Grete Waitz urodziła się 1 października 1953 roku w Oslo. Mając sidemnaście lat ustanowiła rekord Europy juniorek w biegu na 1500 metrów. Od początku wykazywała dużą determinację w osiąganiu sportowych sukcesów. W 1978 roku, wystartowała w maratonie nowojorskim, po zaproszeniu jego twórcy – Freda Lebow, gdzie zwyciężała dziewięć razy z rzędu. Dwukrotnie także triumfowała podczas maratonu w Londynie. Była też, między innymi, pięciokrotnie złotą medalistką Mistrzostw Świata w biegach przełajowych.

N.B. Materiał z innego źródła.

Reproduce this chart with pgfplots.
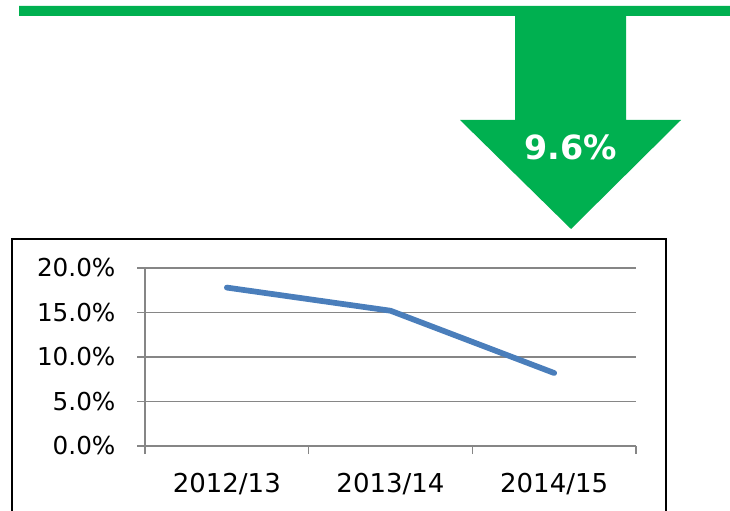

Przez całe swoje życie propagowała bieganie na całym świecie. Odnoszę wrażenie, że to przede wszystkim było jej głównym, życiowym celem. Nawet w ostatnich tygodniach swojego życia, kiedy już ciężko chorowała, przebywając w klinice, urządziła salę gimnastyczną dla chorych i w miarę swoich możliwości prowadziła z nimi zajęcia. Właściwie do końca swojego życia była świadoma swojej sportowej misji, którą przez cały czas skrupulatnie realizowała. W wywiadzie udzielonym dla serwisu competitior.com w 2010 roku mówiła – „Przebiegnięcie maratonu staje się celem dla coraz większej ilości ludzi, co mnie niesamowicie cieszy. Liczba uczestników stale rośnie. Jestem bardzo szczęśliwa”.
Grete Waitz – matka nowojorskiego maratonu, zmarła przegrywając z rakiem mózgu 19 kwietnia 2011 roku.